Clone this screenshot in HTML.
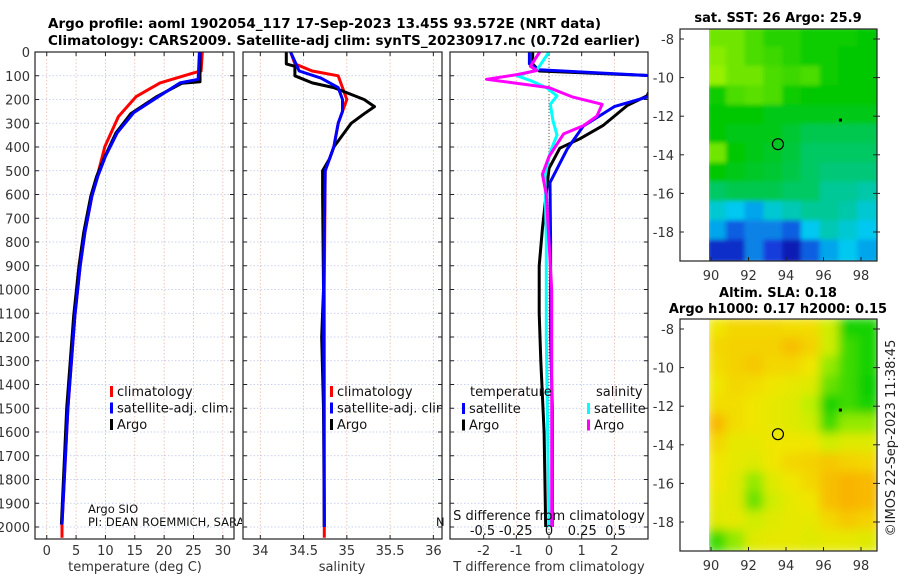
<!DOCTYPE html>
<html><head><meta charset="utf-8">
<style>
html,body{margin:0;padding:0;background:#fff;}
svg{display:block;font-family:"DejaVu Sans","Liberation Sans",sans-serif;}
</style></head>
<body>
<svg id="fig" width="900" height="580" viewBox="0 0 900 580" xmlns="http://www.w3.org/2000/svg">
<text x="48" y="28" font-size="13.5" font-weight="bold">Argo profile: aoml 1902054_117 17-Sep-2023 13.45S 93.572E (NRT data)</text>
<text x="48" y="45" font-size="13.5" font-weight="bold">Climatology: CARS2009. Satellite-adj clim: synTS_20230917.nc (0.72d earlier)</text>
<g id="g"></g>
</svg>
<script>
// ---------- data ----------
const depthTicks=[0,100,200,300,400,500,600,700,800,900,1000,1100,1200,1300,1400,1500,1600,1700,1800,1900,2000];
const tempTicks=[0,5,10,15,20,25,30];
const salTicks=[34,34.5,35,35.5,36];
const tdiffTicks=[-2,-1,0,1,2];
const sdiffTicks=[-0.5,-0.25,0,0.25,0.5];
const latTicks=[-8,-10,-12,-14,-16,-18];
const lonTicks=[90,92,94,96,98];

const tClimDepth=[0,80,88,130,188,272,398,524,607,760,900,1110,1500,1990,2045];
const tClimVal=[26.5,26.3,25,19.3,15.2,12.2,9.9,8.6,7.7,6.5,5.7,4.8,3.6,2.6,2.6];
const tSatDepth=[0,115,130,188,256,340,440,524,607,760,900,1110,1500,1990];
const tSatVal=[26.0,25.8,22.7,19.0,14.8,12.0,10.0,8.7,7.7,6.5,5.7,4.8,3.6,2.6];
const tArgoDepth=[0,125,132,190,260,340,440,524,607,760,900,1110,1500,1990];
const tArgoVal=[26.1,26.1,23,18.6,14.3,11.8,9.9,8.5,7.5,6.3,5.5,4.6,3.4,2.5];

const sClimDepth=[0,50,80,100,150,200,250,300,400,500,1000,2000,2045];
const sClimVal=[34.35,34.4,34.6,34.9,34.95,35.0,34.95,34.9,34.85,34.75,34.74,34.74,34.74];
const sSatDepth=[0,80,110,150,200,250,300,400,500,1000,2000];
const sSatVal=[34.35,34.45,34.7,34.9,34.95,34.95,34.9,34.85,34.75,34.73,34.74];
const sArgoDepth=[0,50,60,100,130,150,200,230,260,300,350,400,450,500,600,1000,1200,1500,2000];
const sArgoVal=[34.3,34.3,34.4,34.4,34.6,34.85,35.2,35.32,35.2,35.05,34.95,34.85,34.8,34.72,34.72,34.73,34.71,34.73,34.74];

const dtSatDepth=[0,50,75,100,150,190,230,312,410,550,800,1200,1500,2000];
const dtSatVal=[-0.6,-0.6,-0.3,3.2,3.3,3.0,2.0,1.05,0.55,0.03,0.05,0.05,0.1,0.1];
const dtArgoDepth=[0,50,80,100,185,225,310,365,405,490,740,900,1100,1300,1600,2000];
const dtArgoVal=[-0.5,-0.5,-0.3,3.3,3.0,2.4,1.65,0.95,0.33,0,-0.2,-0.3,-0.3,-0.25,-0.15,-0.1];
const dsSatDepth=[0,75,100,120,150,185,220,290,350,420,520,800,1200,2000];
const dsSatVal=[0.0,-0.09,-0.24,-0.14,-0.02,0.06,0.01,0.03,0.06,0.01,-0.03,-0.02,-0.02,0.0];
const dsArgoDepth=[0,60,78,95,115,150,190,220,270,310,345,440,515,600,1000,2000];
const dsArgoVal=[-0.07,-0.14,-0.09,-0.24,-0.47,0.0,0.18,0.4,0.36,0.26,0.11,0.0,-0.05,-0.02,0.02,0.02];

const sstGrid=[
[.85,.85,.8,.75,.75,.72,.72,.72,.7],
[.88,.85,.8,.78,.75,.72,.72,.7,.7],
[.9,.85,.85,.8,.78,.8,.72,.7,.7],
[.72,.8,.82,.8,.72,.7,.7,.7,.7],
[.7,.7,.7,.68,.68,.68,.68,.68,.68],
[.7,.68,.68,.68,.65,.62,.62,.62,.62],
[.85,.7,.68,.66,.64,.6,.6,.6,.6],
[.7,.68,.66,.65,.63,.6,.58,.58,.58],
[.6,.62,.62,.62,.6,.6,.55,.55,.52],
[.45,.4,.35,.45,.5,.55,.55,.52,.45],
[.35,.25,.3,.3,.25,.4,.5,.45,.4],
[.15,.15,.3,.2,.1,.25,.35,.4,.35]];
const slaGrid=[
[.65,.7,.7,.7,.68,.68,.55,.3,.3],
[.7,.72,.72,.72,.78,.72,.55,.35,.3],
[.68,.72,.75,.7,.7,.65,.45,.35,.3],
[.65,.7,.68,.65,.62,.6,.4,.35,.25],
[.68,.68,.65,.62,.6,.5,.3,.35,.3],
[.8,.68,.65,.62,.6,.55,.35,.45,.45],
[.7,.62,.62,.65,.65,.65,.55,.6,.6],
[.65,.62,.6,.65,.7,.72,.75,.72,.7],
[.65,.6,.45,.6,.65,.7,.78,.82,.8],
[.62,.6,.4,.55,.62,.65,.78,.82,.8],
[.6,.62,.55,.6,.62,.62,.7,.75,.72],
[.35,.45,.6,.62,.62,.6,.62,.62,.6]];
const floatLon=93.57, floatLat=-13.45;
const otherLon=96.9, otherLat=-12.2;

// ---------- helpers ----------
const NS="http://www.w3.org/2000/svg";
const G=document.getElementById('g');
function el(tag,attrs,parent,txt){const e=document.createElementNS(NS,tag);for(const k in attrs)e.setAttribute(k,attrs[k]);if(txt!==undefined)e.textContent=txt;(parent||G).appendChild(e);return e;}
const PT=52,PB=539;
const yD=d=>PT+d*0.2375;

function panel(x0,x1,xmin,xmax,ticks,nm,fmt){
  const xs=v=>x0+(v-xmin)/(xmax-xmin)*(x1-x0);
  const g=el('g',{});
  
  
  ticks.forEach(t=>{const l=el('line',{x1:xs(t),x2:xs(t),y1:PT,y2:PB,stroke:'#e6b9a8','stroke-width':0.8,'stroke-dasharray':'1.5,2'},g);
    });
  depthTicks.forEach(d=>{const l=el('line',{x1:x0,x2:x1,y1:yD(d),y2:yD(d),stroke:'#b9c4ea','stroke-width':0.8,'stroke-dasharray':'1.5,2'},g);
    
    el('line',{x1:x0,x2:x0+4,y1:yD(d),y2:yD(d),stroke:'#222'},g);el('line',{x1:x1-4,x2:x1,y1:yD(d),y2:yD(d),stroke:'#222'},g);});
  ticks.forEach(t=>{el('line',{x1:xs(t),x2:xs(t),y1:PB-4,y2:PB,stroke:'#222'},g);el('line',{x1:xs(t),x2:xs(t),y1:PT,y2:PT+4,stroke:'#222'},g);
    if(fmt){const tx=el('text',{x:xs(t),y:PB+16,'text-anchor':'middle','font-size':13,fill:'#333'},g,fmt(t));
    }});
  return {g,xs,x0,x1};
}
function line(p,ds,vs,color,w,nm){
  const pts=ds.map((d,i)=>p.xs(vs[i]).toFixed(1)+','+yD(d).toFixed(1)).join(' ');
  const l=el('polyline',{points:pts,fill:'none',stroke:color,'stroke-width':w,'stroke-linejoin':'round'},p.g);
  l.setAttribute('clip-path','url(#'+p.clip+')');
  
  
}
function frame(p){el('rect',{x:p.x0,y:PT,width:p.x1-p.x0,height:PB-PT,fill:'none',stroke:'#222','stroke-width':1.2},p.g);}
const defs=el('defs',{});
function clip(id,x0,x1){const c=el('clipPath',{id:id},defs);el('rect',{x:x0,y:PT,width:x1-x0,height:PB-PT},c);}

// ---------- panel 1 ----------
clip('c1',35,234);clip('c2',243,442);clip('c3',450,648);
const p1=panel(35,234,-2.0,31.9,tempTicks,'temperature-panel',t=>String(t));p1.clip='c1';
depthTicks.forEach(d=>{const t=el('text',{x:30,y:yD(d)+5,'text-anchor':'end','font-size':13,fill:'#333'},p1.g,String(d));
  });
line(p1,tClimDepth,tClimVal,'#f00',3,'temp-climatology-line');
line(p1,tArgoDepth,tArgoVal,'#000',3,'temp-argo-line');
line(p1,tSatDepth,tSatVal,'#00f',3,'temp-satellite-line');
el('text',{x:135,y:571,'text-anchor':'middle','font-size':13,fill:'#333',},p1.g,'temperature (deg C)');
el('text',{x:88,y:513,'font-size':11.5,fill:'#111',},p1.g,'Argo SIO');
const pc=el('clipPath',{id:'piclip'},defs);el('rect',{x:0,y:500,width:242,height:40},pc);
el('text',{x:88,y:526,'font-size':11.5,fill:'#111','clip-path':'url(#piclip)',},p1.g,'PI: DEAN ROEMMICH, SARAH');
function legend(g,x,y,items){items.forEach((it,i)=>{
  el('rect',{x:x,y:y+i*16.5-6,width:3,height:11,fill:it[1]},g);
  const t=el('text',{x:x+7,y:y+i*16.5+4,'font-size':13,fill:'#111'},g,it[0]);
  });}
legend(p1.g,110,392,[['climatology','#f00'],['satellite-adj. clim.','#00f'],['Argo','#000']]);
frame(p1);

// ---------- panel 2 ----------
const p2=panel(243,442,33.8,36.1,salTicks,'salinity-panel',t=>String(t));p2.clip='c2';
line(p2,sClimDepth,sClimVal,'#f00',3,'sal-climatology-line');
line(p2,sArgoDepth,sArgoVal,'#000',3,'sal-argo-line');
line(p2,sSatDepth,sSatVal,'#00f',3,'sal-satellite-line');
el('text',{x:342,y:571,'text-anchor':'middle','font-size':13,fill:'#333',},p2.g,'salinity');
const lc=el('clipPath',{id:'lclip'},defs);el('rect',{x:243,y:380,width:199,height:60},lc);
const lg2=el('g',{'clip-path':'url(#lclip)'},p2.g);
legend(lg2,330,392,[['climatology','#f00'],['satellite-adj. clim.','#00f'],['Argo','#000']]);
el('text',{x:436,y:526,'font-size':11.5,fill:'#111'},p2.g,'N');
frame(p2);

// ---------- panel 3 ----------
const p3=panel(450,648,-3.03,3.03,tdiffTicks,'difference-panel',t=>String(t));p3.clip='c3';
const p3s={g:p3.g,clip:'c3',xs:v=>549+v*133};
el('line',{x1:549,x2:549,y1:PT,y2:PB,stroke:'#555','stroke-dasharray':'1,2'},p3.g);
line(p3,dtArgoDepth,dtArgoVal,'#000',3,'tdiff-argo-line');
line(p3,dtSatDepth,dtSatVal,'#00f',3,'tdiff-satellite-line');
line(p3s,dsSatDepth,dsSatVal,'#0ff',3,'sdiff-satellite-line');
line(p3s,dsArgoDepth,dsArgoVal,'#f0f',3,'sdiff-argo-line');
el('text',{x:549,y:571,'text-anchor':'middle','font-size':13,fill:'#333',},p3.g,'T difference from climatology');
el('text',{x:549,y:520,'text-anchor':'middle','font-size':13,fill:'#111',},p3.g,'S difference from climatology');
sdiffTicks.forEach(t=>{const tx=el('text',{x:p3s.xs(t),y:535,'text-anchor':'middle','font-size':13,fill:'#111'},p3.g,String(t));
  });
el('text',{x:470,y:396,'font-size':13,fill:'#111'},p3.g,'temperature');
el('text',{x:596,y:396,'font-size':13,fill:'#111'},p3.g,'salinity');
legend(p3.g,462,409,[['satellite','#00f'],['Argo','#000']]);
legend(p3.g,587,409,[['satellite','#0ff'],['Argo','#f0f']]);
frame(p3);

// ---------- maps ----------
function interp(s,v){for(let i=1;i<s.length;i++){if(v<=s[i][0]){const a=s[i-1],b=s[i],f=(v-a[0])/(b[0]-a[0]);return 'rgb('+a[1].map((c,k)=>Math.round(c+(b[1][k]-c)*f)).join(',')+')';}}return 'rgb('+s[s.length-1][1].join(',')+')';}
function sstColor(v){const stops=[[0,[0,0,140]],[.2,[20,60,220]],[.4,[0,200,240]],[.55,[0,200,150]],[.7,[0,200,0]],[.9,[150,240,0]],[1,[200,250,0]]];return interp(stops,v);}
function slaColor(v){const stops=[[0,[0,180,0]],[.3,[20,210,0]],[.5,[190,240,0]],[.65,[240,230,0]],[.85,[250,170,0]],[1,[240,120,0]]];return interp(stops,v);}
function map(y0,y1,grid,cf,nm,blur){
  const x0=680,x1=877;
  const lx=lon=>711+(lon-90)*18.75;
  const ly=lat=>(y0+10)+(-8-lat)*(y1-y0-39)/10;
  const g=el('g',{});
  
  const cid='mc'+y0;const c=el('clipPath',{id:cid},defs);el('rect',{x:709,y:y0,width:x1-709,height:y1-y0},c);
  const fid='mf'+y0;const f=el('filter',{id:fid,x:'-10%',y:'-10%',width:'120%',height:'120%'},defs);el('feGaussianBlur',{stdDeviation:blur},f);
  const inner=el('g',{'clip-path':'url(#'+cid+')'},g);
  const cells=el('g',{filter:'url(#'+fid+')'},inner);
  grid.forEach((row,r)=>row.forEach((v,ci)=>{
    const lon=89.9+ci*1.0, lat=-7.5-r*1.0;
    const rc=el('rect',{x:lx(lon)-2,y:ly(lat)-2,width:18.75+4,height:(ly(lat-1)-ly(lat))+4,fill:cf(v)},cells);
    
  }));
  el('rect',{x:x0,y:y0,width:x1-x0,height:y1-y0,fill:'none',stroke:'#222','stroke-width':1.2},g);
  latTicks.forEach(t=>{el('line',{x1:x0,x2:x0+4,y1:ly(t),y2:ly(t),stroke:'#222'},g);el('line',{x1:x1-4,x2:x1+3,y1:ly(t),y2:ly(t),stroke:'#222'},g);
    const tx=el('text',{x:674,y:ly(t)+5,'text-anchor':'end','font-size':13,fill:'#333'},g,String(t));});
  lonTicks.forEach(t=>{el('line',{x1:lx(t),x2:lx(t),y1:y1-4,y2:y1,stroke:'#222'},g);
    const tx=el('text',{x:lx(t),y:y1+19,'text-anchor':'middle','font-size':13,fill:'#333'},g,String(t));});
  const fc=el('circle',{cx:lx(floatLon),cy:ly(floatLat),r:5.5,fill:'none',stroke:'#000','stroke-width':1.2},g);
  
  el('rect',{x:lx(otherLon)-1.5,y:ly(otherLat)-1.5,width:3,height:3,fill:'#000'},g);
}
map(29,261,sstGrid,sstColor,'sst-map',2);
map(319,551,slaGrid,slaColor,'sla-map',5);
el('text',{x:778,y:22,'text-anchor':'middle','font-size':13,'font-weight':'bold',},G,'sat. SST: 26 Argo: 25.9');
el('text',{x:778,y:297,'text-anchor':'middle','font-size':13,'font-weight':'bold',},G,'Altim. SLA: 0.18');
el('text',{x:778,y:313,'text-anchor':'middle','font-size':13,'font-weight':'bold',},G,'Argo h1000: 0.17 h2000: 0.15');
el('text',{x:0,y:0,'text-anchor':'middle','font-size':13,fill:'#222',transform:'translate(895,438) rotate(-90)',},G,'©IMOS 22-Sep-2023 11:38:45');
</script>
</body></html>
______________________________
* _Problem requirements_
Write out each line of the listing above, exactly, from its first line to the line holding "const lonTicks=[90,92,94,96,98];", inclusive. Skip the pictures.

* _Result of the task_
Clone this screenshot in HTML.
<!DOCTYPE html>
<html><head><meta charset="utf-8">
<style>
html,body{margin:0;padding:0;background:#fff;}
svg{display:block;font-family:"DejaVu Sans","Liberation Sans",sans-serif;}
</style></head>
<body>
<svg id="fig" width="900" height="580" viewBox="0 0 900 580" xmlns="http://www.w3.org/2000/svg">
<text x="48" y="28" font-size="13.5" font-weight="bold">Argo profile: aoml 1902054_117 17-Sep-2023 13.45S 93.572E (NRT data)</text>
<text x="48" y="45" font-size="13.5" font-weight="bold">Climatology: CARS2009. Satellite-adj clim: synTS_20230917.nc (0.72d earlier)</text>
<g id="g"></g>
</svg>
<script>
// ---------- data ----------
const depthTicks=[0,100,200,300,400,500,600,700,800,900,1000,1100,1200,1300,1400,1500,1600,1700,1800,1900,2000];
const tempTicks=[0,5,10,15,20,25,30];
const salTicks=[34,34.5,35,35.5,36];
const tdiffTicks=[-2,-1,0,1,2];
const sdiffTicks=[-0.5,-0.25,0,0.25,0.5];
const latTicks=[-8,-10,-12,-14,-16,-18];
const lonTicks=[90,92,94,96,98];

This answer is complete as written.